L’indécision, premier single d’Emmanuel Da Silva, ancien "Tambour du Bronx", nous permet d’inspecter les tréfonds de la vie sentimentale du chanteur. Dans les textes de Da Silva, on trouve beaucoup d’amour, des déchirures aussi. "J’ai pris des bonnes gamelles. Elles sont racontées dans les chansons, mais attention, je ne fais pas partie de ceux qui étalent ça. Je préfère dissimuler." Dans chaque recoin de l’album, pourtant on n’est pas loin du chaos sentimental. Da Silva chronique avec tact les recommencements, les souvenirs d’été, où la beauté du corps dissimulerait la dureté du coeur d’une dulcinée. "Le couple est la première cellule de la société..." et la société dans laquelle vit Da Silva ne donne toujours pas envie de s’accoupler. Anis, quant à lui, chante l’amour avec plus de légèreté, quoique. Thelma et Louise ou Intégration, rappellent que souffrir à deux, c’est toujours mieux que tout seul. Au moins, on peut discuter.
Heureux qui comme Anis a fait un beau voyage, Anis "met d’là joie" dans le texte et de la poésie dans ses émotions, avec force rimes faciles et fleuries. Mais il n’est pas facile de parler de ses chansons au goût parfois amer.
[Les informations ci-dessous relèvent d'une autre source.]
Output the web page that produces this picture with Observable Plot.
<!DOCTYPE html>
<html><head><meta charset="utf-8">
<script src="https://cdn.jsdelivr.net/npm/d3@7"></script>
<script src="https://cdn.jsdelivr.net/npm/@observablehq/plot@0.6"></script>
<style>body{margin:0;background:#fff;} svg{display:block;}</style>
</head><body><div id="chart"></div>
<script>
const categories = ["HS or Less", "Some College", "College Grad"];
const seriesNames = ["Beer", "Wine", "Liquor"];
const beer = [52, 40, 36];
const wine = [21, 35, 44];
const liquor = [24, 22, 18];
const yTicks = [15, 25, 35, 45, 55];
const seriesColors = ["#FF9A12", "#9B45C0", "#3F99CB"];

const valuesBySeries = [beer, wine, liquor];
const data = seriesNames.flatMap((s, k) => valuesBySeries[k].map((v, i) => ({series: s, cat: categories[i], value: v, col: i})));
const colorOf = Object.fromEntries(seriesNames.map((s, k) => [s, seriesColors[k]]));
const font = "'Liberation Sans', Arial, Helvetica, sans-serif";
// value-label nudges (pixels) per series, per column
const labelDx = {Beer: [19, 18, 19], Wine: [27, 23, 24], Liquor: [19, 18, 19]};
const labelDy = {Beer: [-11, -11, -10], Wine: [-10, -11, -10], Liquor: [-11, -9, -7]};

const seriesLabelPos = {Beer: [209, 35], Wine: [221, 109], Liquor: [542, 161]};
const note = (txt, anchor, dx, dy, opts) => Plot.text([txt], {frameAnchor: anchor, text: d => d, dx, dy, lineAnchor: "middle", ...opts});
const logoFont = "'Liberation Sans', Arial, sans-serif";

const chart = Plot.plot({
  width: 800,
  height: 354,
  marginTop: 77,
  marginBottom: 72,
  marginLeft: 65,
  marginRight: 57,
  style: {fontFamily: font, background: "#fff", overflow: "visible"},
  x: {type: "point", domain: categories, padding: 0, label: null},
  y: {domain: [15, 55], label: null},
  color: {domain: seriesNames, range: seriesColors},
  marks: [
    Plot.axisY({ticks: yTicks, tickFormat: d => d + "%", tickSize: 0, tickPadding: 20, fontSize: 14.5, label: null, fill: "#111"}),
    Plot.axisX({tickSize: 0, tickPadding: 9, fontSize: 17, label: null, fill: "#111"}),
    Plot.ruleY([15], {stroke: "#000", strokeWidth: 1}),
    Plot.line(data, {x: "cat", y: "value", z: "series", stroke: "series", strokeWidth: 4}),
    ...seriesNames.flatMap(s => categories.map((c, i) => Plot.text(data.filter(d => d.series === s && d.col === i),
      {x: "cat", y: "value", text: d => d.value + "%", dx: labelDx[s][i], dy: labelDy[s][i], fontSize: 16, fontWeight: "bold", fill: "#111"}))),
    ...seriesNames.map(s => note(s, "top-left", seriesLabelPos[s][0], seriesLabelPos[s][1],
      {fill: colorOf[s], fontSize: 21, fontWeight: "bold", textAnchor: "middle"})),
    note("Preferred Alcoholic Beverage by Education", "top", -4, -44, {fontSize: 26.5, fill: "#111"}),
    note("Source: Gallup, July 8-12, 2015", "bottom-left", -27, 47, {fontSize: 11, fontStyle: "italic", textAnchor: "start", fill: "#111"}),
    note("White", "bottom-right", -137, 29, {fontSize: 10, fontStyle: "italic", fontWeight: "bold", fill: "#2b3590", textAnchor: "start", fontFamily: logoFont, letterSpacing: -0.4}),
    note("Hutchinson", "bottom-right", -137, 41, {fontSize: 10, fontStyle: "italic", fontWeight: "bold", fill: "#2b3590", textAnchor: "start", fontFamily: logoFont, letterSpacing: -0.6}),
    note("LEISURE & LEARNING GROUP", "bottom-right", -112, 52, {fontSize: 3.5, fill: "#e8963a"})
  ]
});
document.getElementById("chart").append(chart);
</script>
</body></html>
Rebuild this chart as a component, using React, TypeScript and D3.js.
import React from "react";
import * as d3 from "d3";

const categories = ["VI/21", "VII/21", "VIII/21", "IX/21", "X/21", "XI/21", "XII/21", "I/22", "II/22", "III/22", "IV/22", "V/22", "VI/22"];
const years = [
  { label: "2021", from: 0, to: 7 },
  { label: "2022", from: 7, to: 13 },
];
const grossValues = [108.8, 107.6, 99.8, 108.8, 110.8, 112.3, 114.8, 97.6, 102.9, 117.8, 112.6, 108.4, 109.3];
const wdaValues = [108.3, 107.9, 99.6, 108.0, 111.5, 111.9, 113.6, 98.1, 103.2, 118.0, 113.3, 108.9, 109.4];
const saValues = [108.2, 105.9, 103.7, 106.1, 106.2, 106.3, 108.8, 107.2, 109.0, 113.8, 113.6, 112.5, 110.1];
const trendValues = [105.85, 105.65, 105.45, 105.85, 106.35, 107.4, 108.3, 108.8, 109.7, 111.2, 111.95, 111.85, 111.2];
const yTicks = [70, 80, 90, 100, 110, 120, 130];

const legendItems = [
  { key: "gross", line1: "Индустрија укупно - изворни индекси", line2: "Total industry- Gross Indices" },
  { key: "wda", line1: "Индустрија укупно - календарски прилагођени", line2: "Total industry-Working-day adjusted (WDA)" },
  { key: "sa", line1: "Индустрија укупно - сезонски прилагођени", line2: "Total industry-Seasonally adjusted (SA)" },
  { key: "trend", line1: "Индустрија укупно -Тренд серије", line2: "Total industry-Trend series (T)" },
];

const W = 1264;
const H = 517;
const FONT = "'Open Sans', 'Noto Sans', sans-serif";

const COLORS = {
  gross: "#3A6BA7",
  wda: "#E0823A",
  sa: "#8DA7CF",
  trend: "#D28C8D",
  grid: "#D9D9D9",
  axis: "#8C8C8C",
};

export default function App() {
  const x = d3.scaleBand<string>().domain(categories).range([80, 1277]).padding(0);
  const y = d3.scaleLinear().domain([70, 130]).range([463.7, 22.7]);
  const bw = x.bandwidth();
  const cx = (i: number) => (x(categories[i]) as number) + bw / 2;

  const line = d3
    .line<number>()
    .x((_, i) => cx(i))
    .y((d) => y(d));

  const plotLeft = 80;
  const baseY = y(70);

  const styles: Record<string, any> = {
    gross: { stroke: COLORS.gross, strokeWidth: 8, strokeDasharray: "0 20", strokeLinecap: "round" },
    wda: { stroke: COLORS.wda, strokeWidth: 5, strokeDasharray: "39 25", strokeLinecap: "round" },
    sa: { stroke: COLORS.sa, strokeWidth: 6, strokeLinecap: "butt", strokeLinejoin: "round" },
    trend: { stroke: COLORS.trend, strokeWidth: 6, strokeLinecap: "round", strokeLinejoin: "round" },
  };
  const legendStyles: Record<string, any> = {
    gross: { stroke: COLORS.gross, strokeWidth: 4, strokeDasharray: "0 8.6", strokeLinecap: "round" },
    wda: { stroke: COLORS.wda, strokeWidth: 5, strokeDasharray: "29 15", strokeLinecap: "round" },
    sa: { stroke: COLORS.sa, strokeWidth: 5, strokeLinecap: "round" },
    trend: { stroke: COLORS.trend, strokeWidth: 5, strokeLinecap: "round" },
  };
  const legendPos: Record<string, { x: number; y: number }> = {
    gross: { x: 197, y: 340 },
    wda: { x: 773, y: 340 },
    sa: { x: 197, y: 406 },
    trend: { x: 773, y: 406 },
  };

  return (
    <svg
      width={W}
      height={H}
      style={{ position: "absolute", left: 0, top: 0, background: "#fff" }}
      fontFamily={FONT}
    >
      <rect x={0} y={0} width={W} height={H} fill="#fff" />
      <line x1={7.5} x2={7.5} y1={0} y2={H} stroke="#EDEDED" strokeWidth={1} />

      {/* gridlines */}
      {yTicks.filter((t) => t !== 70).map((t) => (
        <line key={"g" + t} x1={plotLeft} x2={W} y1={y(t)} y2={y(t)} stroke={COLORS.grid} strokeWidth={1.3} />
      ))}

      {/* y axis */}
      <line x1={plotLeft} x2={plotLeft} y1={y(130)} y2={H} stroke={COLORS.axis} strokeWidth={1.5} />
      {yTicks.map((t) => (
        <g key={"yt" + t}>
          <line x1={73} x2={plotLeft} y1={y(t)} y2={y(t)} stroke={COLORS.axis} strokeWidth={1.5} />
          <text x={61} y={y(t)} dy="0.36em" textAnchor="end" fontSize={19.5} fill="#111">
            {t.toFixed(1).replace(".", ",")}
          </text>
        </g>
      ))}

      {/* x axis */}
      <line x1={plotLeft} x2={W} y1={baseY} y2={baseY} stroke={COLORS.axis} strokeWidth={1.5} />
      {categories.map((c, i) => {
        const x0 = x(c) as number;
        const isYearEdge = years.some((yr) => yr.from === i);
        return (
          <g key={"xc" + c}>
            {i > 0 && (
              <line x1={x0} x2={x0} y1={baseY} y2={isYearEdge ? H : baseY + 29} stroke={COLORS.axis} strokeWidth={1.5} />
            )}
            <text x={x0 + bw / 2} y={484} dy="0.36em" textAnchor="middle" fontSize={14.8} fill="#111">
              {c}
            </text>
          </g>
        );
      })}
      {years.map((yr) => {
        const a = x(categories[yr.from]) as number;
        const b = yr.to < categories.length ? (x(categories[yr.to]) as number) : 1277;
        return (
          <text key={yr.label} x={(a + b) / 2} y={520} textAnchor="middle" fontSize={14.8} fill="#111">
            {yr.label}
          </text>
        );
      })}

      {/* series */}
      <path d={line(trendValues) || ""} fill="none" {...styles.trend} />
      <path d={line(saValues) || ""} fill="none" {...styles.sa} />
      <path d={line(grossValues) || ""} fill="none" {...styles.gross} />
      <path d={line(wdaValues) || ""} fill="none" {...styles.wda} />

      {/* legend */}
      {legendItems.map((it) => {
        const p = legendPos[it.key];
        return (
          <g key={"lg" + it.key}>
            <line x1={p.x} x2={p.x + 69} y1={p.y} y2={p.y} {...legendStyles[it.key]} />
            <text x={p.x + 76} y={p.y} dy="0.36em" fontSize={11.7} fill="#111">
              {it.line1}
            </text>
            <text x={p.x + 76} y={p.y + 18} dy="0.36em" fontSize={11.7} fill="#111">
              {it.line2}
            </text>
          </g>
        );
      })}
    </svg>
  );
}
Quand il regarde dans le rétro, la nouvelle signature française de la multinationale Virgin préfère parler de son petit parcours qui prend petit à petit son envol que de raconter de quoi sont faites ses chansons. "C’est un métier que j’aime, je voulais juste arriver là où je suis, avec un contrat d’édition. Pourtant j’ai mis un peu de temps à me motiver. Des copains de Cergy me secouaient pour me dire : mais vas-y, qu’est-ce que t’attends ! Alors ça y est !" Anis habite Paris depuis quelques années et reste très motivé à l’idée d’être connu du grand public. "Je m’interroge sur ce métier dans Mon métro. Je me demande quelle direction prendre pour le développement d’une carrière." Da Silva préfère interroger ses fans, "grâce à mon blog, je raconte mes journées en tournée. Je donne des indications sur les concerts du soir, résume dans de courts comptes-rendus ce qu’est la vie de tournée", des émotions de la veille à la découverte de l’hôtel pourri où le groupe échoue.
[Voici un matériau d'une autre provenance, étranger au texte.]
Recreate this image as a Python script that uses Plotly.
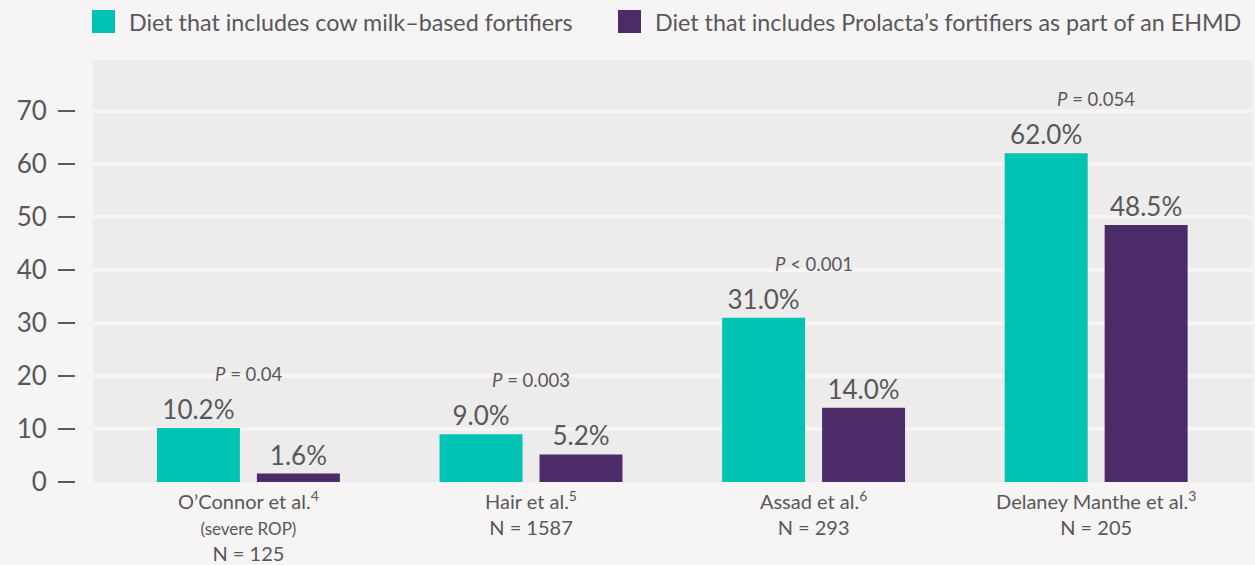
import plotly.graph_objects as go

# ---- data ----
studies = ["O’Connor et al.", "Hair et al.", "Assad et al.", "Delaney Manthe et al."]
refs = ["4", "5", "6", "3"]
subnotes = ["(severe ROP)", "", "", ""]
n_values = [125, 1587, 293, 205]
cow_milk = [10.2, 9.0, 31.0, 62.0]
prolacta = [1.6, 5.2, 14.0, 48.5]
p_values = ["= 0.04", "= 0.003", "< 0.001", "= 0.054"]
series_names = ["Diet that includes cow milk–based fortifiers",
                "Diet that includes Prolacta’s fortifiers as part of an EHMD"]
y_ticks = [0, 10, 20, 30, 40, 50, 60, 70]

# ---- style ----
W, H = 1255, 565
PAGE_BG = "#F6F4F5"
PLOT_BG = "#EDEBEC"
TEAL = "#00C4B3"
PURPLE = "#4B2C69"
TXT = "#58585A"
FONT = "Lato"

labels = []
for s, r, sub, n in zip(studies, refs, subnotes, n_values):
    lab = f"{s}<sup>{r}</sup>"
    if sub:
        lab += f"<br><span style='font-size:17px'>{sub}</span>"
    lab += f"<br>N = {n}"
    labels.append(lab)

fig = go.Figure()
for vals, color, name in [(cow_milk, TEAL, series_names[0]), (prolacta, PURPLE, series_names[1])]:
    fig.add_trace(go.Bar(
        x=labels, y=vals, name=name, marker_color=color, marker_line_width=0,
        texttemplate="%{y:.1f}%", textposition="outside",
        textfont=dict(size=26, color=TXT, family=FONT),
        cliponaxis=False, showlegend=False,
    ))

# P-value annotations above each group
for lab, v, p in zip(labels, cow_milk, p_values):
    fig.add_annotation(x=lab, y=v, text=f"<i>P</i> {p}", showarrow=False,
                       yshift=54, xref="x", yref="y",
                       font=dict(size=18.5, color=TXT, family=FONT))

# custom legend
leg_items = [(TEAL, series_names[0], 92), (PURPLE, series_names[1], 618)]
for color, name, px in leg_items:
    fig.add_shape(type="rect", xref="paper", yref="paper",
                  x0=px / W, x1=(px + 23) / W,
                  y0=(482 - 33) / 422, y1=(482 - 10) / 422,
                  fillcolor=color, line_width=0)
    fig.add_annotation(xref="paper", yref="paper", x=(px + 35) / W,
                       y=(482 - 22) / 422, text=name, showarrow=False,
                       xanchor="left", yanchor="middle",
                       font=dict(size=23.3, color=TXT, family=FONT))

fig.update_layout(
    width=W, height=H,
    margin=dict(l=0, r=0, t=60, b=83),
    paper_bgcolor=PAGE_BG, plot_bgcolor=PLOT_BG,
    barmode="group", bargap=0.2925, bargroupgap=0.17,
    font=dict(family=FONT, color=TXT),
    showlegend=False,
    xaxis=dict(domain=[93 / W, 1253 / W], range=[-0.55, 3.555],
               showgrid=False, zeroline=False, showline=False, ticks="",
               ticklabelstandoff=6,
               tickfont=dict(size=20, color=TXT, family=FONT)),
    yaxis=dict(range=[0, 79.6], tickvals=y_ticks, anchor="free",
               position=75 / W, showgrid=True, gridcolor=PAGE_BG, gridwidth=4,
               zeroline=False, showline=False, ticks="outside", ticklen=17,
               tickwidth=2, tickcolor="#5A5A5C", ticklabelstandoff=6,
               tickfont=dict(size=26, color=TXT, family=FONT)),
)

fig.write_html("out.html", config={"displayModeBar": False},
               post_script="document.body.style.margin='0';document.body.style.overflow='hidden';")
Da Silva croque les concerts comme on avale les cols dans une étape montagneuse du Tour de France. Il est impatient, instable, un sujet idéal pour la "rock n’roll way of life" : il faut toujours que je sois en mouvement, même les jours de repos, je fais de la musique. Je ne reste jamais oisif." Anis a en revanche cette indolence en lui. Il la revendique sur Oisif, une chanson bien sentie "dans ce monde où tout est productif ". Le choix du blues pour raconter cette insouciance va de soi : "j’ai toujours adoré les bluesmen purs et durs, je suis attiré par des maîtres du boogie comme John Lee Hooker ou par les grandes voix comme Billie Holiday."
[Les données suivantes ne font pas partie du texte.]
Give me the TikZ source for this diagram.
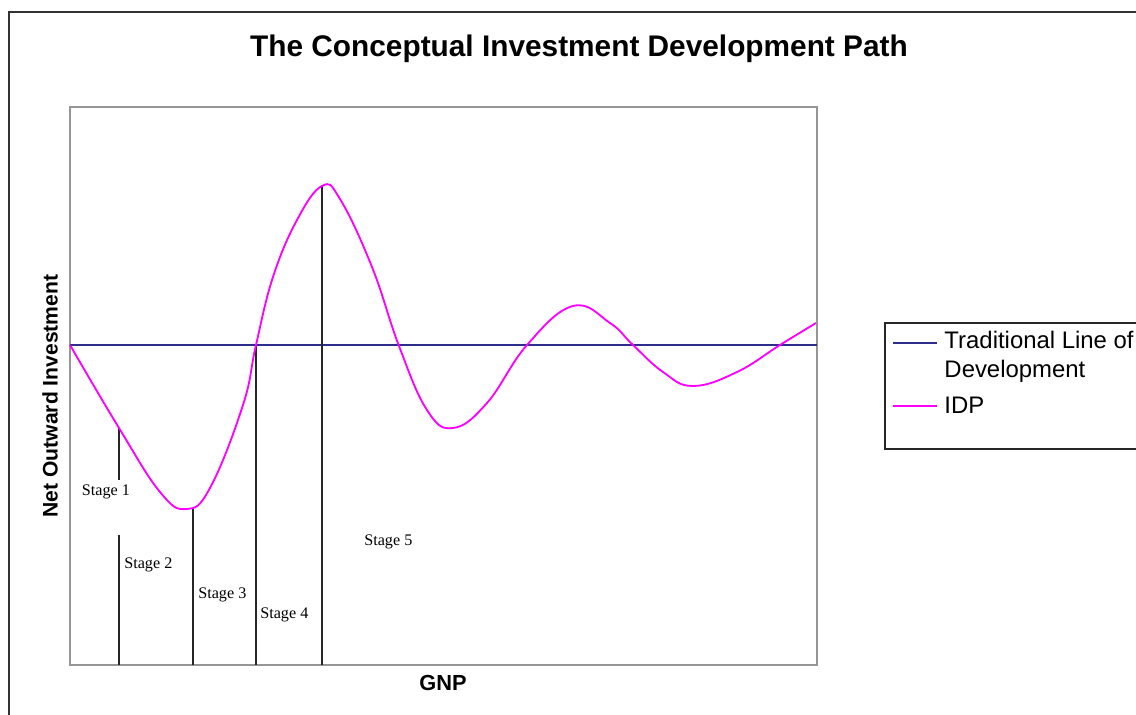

Anis oublie de dire qu’il est aussi très fortement inspiré par les voix de ces artistes, par le rythme du reggae jamaïcain et plus généralement de la musique américaine, qu’elle soit afro, latino ou country. Pourtant le Cergynois pourrait aussi montrer qu’il possède des influences russes et marocaines, du fait de l’origine de ses parents. Mais non, pour le moment, il est plus (Johnny) Cash que (Farid) El-Atrache, plus hip hop que Rostropovitch. Chez Da Silva, le métissage s’effectue par petites touches nostalgiques. Alors que ses parents écoutaient de la "mauvaise variété portugaise", lui, préférait "puiser dans le répertoire du fado." "J’en ai beaucoup écouté et ça se retrouve dans ce choix de jouer en acoustique avec des arpèges de mandolines ou de mélodica", et Da Silva se lève pour mimer que sur scène ces mêmes instruments mettent en valeur autrement les chansons de l’album. Comme Anis, il invite ses interlocuteurs à aller à ses concerts. Ils en donnent l'envie et c’est sûr, il ne s’agit pas dans leur cas d’un vulgaire service après vente.